Exercise instructions » Count every line of these entries that holds the word "standalone", and reply with the number only.

[Code that draws figures]
● ● ● ● ●
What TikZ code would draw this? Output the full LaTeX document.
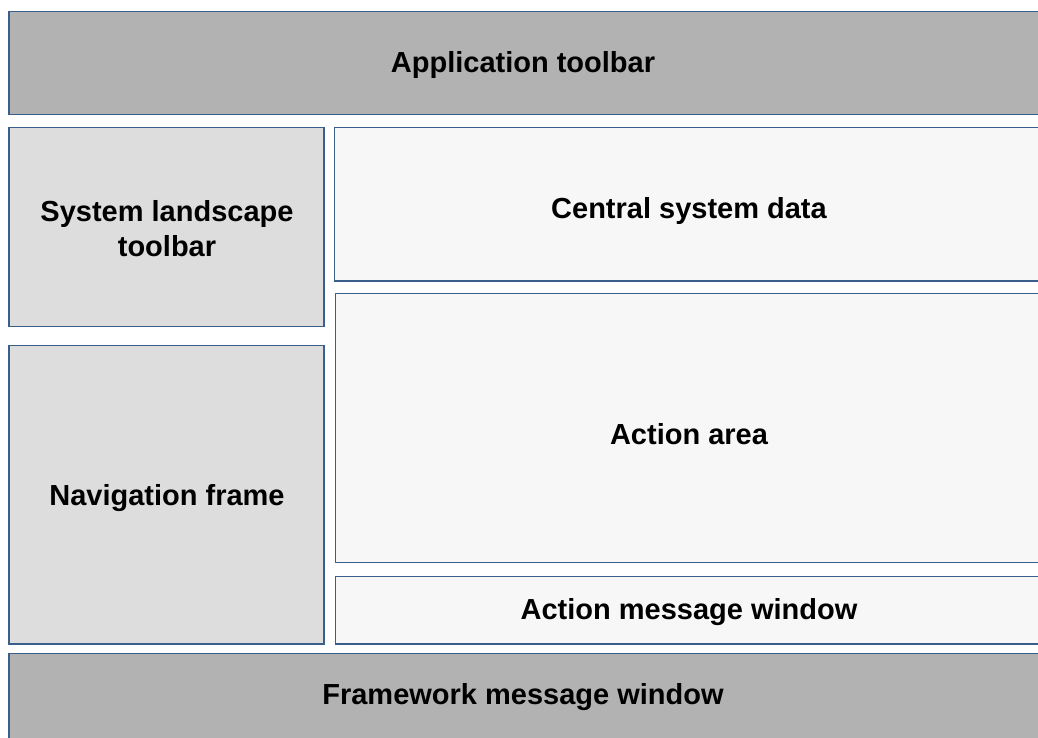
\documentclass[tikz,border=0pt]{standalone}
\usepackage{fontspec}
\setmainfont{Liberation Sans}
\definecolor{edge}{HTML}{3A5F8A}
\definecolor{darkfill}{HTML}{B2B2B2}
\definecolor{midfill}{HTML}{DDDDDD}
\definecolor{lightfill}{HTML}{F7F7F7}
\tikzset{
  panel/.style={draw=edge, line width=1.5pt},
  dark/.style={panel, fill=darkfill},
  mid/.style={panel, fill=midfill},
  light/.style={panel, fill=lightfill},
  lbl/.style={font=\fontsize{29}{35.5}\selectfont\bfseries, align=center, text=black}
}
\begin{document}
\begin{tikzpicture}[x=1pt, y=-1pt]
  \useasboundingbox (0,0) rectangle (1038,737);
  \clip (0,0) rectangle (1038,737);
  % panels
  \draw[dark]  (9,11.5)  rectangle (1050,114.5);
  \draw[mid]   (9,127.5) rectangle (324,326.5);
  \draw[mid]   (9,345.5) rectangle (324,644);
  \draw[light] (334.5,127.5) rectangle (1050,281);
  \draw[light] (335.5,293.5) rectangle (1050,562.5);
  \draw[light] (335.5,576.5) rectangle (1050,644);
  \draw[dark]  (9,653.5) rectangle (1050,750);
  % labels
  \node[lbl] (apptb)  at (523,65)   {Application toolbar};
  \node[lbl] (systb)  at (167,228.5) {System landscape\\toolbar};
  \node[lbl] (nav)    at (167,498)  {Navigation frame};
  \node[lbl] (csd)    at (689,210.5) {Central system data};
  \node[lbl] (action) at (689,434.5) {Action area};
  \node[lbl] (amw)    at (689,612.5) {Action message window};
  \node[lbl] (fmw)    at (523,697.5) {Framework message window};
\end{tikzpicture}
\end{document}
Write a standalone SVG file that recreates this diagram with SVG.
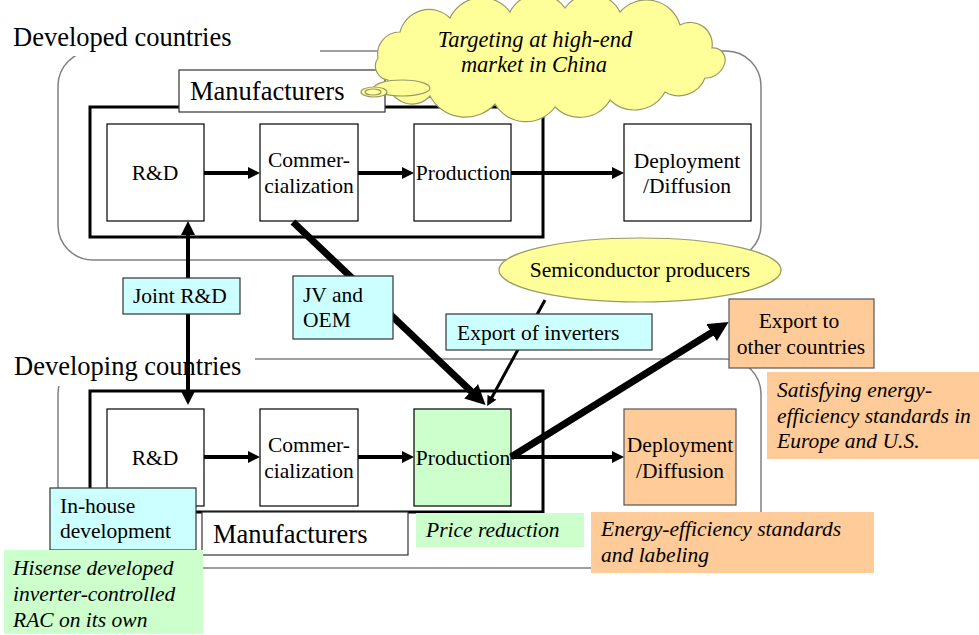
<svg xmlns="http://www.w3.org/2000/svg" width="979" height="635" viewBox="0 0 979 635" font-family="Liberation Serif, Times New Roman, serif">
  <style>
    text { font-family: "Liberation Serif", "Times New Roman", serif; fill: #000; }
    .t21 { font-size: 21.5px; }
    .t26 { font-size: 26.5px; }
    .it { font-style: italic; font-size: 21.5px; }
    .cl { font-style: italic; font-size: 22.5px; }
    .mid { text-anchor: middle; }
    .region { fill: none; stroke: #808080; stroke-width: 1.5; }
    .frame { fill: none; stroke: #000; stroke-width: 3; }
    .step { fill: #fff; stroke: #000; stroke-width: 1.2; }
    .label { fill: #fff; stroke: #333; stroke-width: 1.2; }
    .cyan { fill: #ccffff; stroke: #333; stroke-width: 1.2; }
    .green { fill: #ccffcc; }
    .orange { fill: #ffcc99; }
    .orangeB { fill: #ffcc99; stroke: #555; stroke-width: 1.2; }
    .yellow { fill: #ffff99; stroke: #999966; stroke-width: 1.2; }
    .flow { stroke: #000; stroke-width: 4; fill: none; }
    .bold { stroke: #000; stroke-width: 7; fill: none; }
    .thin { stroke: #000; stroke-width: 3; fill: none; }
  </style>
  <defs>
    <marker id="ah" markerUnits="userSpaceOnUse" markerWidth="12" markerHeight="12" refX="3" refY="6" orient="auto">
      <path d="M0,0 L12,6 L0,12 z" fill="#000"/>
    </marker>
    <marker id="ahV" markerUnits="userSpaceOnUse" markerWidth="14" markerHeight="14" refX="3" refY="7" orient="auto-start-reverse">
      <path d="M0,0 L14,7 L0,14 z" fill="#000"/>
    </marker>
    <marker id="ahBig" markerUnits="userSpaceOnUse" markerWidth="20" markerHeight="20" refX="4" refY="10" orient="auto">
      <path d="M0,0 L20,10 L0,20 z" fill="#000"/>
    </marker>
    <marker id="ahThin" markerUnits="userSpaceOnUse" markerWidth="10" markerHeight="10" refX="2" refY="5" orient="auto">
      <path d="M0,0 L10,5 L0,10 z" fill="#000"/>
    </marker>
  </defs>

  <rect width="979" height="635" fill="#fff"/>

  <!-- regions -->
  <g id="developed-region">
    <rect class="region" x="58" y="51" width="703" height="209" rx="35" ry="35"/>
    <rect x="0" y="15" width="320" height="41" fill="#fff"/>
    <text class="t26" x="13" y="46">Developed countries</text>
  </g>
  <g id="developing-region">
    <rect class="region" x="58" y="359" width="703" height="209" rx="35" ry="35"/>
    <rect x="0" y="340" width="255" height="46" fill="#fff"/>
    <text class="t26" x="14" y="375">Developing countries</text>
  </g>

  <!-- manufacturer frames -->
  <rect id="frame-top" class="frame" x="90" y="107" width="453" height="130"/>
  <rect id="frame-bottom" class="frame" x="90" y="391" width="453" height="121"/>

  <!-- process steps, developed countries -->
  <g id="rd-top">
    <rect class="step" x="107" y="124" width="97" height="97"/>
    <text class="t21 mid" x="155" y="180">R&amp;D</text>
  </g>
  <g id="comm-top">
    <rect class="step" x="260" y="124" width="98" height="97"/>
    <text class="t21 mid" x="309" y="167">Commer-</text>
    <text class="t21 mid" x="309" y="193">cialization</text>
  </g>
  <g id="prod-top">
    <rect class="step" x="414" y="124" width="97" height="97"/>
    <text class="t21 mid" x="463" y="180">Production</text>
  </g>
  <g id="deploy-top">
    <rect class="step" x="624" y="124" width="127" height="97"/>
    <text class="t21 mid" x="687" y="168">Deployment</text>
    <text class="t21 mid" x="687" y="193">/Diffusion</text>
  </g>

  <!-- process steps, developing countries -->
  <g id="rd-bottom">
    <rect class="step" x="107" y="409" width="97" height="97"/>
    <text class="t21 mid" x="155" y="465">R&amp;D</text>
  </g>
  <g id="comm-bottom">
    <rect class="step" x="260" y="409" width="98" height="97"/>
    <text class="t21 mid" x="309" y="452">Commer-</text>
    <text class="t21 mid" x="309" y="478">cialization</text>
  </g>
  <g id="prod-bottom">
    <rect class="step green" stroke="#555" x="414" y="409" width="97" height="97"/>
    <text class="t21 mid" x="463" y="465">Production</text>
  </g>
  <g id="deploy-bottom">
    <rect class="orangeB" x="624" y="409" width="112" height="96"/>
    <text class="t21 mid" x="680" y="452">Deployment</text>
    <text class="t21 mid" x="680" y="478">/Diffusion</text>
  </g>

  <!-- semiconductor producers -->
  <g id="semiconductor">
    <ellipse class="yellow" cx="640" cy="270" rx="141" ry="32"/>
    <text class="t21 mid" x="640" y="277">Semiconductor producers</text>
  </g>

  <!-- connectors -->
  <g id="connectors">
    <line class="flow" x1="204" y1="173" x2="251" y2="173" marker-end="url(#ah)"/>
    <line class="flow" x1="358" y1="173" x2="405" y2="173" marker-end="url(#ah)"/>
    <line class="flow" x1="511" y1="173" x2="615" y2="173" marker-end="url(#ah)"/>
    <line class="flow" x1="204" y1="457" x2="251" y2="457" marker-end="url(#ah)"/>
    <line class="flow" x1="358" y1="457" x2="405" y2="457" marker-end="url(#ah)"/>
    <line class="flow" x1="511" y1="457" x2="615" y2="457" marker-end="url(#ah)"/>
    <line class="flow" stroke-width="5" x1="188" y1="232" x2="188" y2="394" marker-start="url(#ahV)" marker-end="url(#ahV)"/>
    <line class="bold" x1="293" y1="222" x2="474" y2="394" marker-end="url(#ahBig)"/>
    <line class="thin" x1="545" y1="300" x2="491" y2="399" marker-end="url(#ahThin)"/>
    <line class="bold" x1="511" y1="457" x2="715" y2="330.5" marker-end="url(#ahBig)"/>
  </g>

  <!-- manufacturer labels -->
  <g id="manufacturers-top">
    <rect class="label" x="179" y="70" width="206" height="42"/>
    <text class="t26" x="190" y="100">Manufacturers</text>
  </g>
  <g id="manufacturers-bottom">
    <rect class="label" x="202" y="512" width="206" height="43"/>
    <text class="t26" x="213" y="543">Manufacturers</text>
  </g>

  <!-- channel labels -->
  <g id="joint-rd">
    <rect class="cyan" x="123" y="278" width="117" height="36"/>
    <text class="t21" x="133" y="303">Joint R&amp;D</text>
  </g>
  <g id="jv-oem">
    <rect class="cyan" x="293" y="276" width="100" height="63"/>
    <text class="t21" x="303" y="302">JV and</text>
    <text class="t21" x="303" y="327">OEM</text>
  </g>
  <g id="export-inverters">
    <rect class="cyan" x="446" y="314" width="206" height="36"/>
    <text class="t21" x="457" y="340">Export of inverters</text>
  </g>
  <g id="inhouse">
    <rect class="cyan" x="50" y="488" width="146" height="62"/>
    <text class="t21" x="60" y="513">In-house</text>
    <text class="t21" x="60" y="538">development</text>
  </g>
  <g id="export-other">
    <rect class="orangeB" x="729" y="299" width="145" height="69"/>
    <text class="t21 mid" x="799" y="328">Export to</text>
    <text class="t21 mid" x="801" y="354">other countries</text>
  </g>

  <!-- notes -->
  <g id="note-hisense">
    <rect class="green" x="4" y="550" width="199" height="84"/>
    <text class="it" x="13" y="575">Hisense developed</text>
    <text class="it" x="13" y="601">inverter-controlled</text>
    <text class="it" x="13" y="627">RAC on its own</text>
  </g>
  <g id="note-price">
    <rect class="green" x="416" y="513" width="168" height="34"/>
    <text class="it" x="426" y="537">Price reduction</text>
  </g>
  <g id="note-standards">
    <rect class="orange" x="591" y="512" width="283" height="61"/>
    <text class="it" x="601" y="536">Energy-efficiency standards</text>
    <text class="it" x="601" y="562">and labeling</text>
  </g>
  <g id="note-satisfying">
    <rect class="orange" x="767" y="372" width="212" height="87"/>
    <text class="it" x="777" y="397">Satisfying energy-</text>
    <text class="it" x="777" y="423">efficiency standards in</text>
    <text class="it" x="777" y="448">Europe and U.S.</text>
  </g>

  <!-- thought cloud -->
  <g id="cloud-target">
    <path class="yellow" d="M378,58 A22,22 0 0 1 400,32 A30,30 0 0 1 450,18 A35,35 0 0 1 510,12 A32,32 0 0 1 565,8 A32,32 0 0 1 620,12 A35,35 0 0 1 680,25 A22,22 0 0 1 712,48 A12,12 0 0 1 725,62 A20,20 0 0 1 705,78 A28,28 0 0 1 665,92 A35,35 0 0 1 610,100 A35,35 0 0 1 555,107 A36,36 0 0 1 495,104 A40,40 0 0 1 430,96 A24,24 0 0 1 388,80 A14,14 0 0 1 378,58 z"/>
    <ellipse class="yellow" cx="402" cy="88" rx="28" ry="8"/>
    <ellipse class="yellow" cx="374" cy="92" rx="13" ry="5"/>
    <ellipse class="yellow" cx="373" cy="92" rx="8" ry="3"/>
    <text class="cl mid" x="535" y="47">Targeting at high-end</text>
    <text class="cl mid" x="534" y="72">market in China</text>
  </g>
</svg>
● ● ● ● ●
Response to the exercise » 2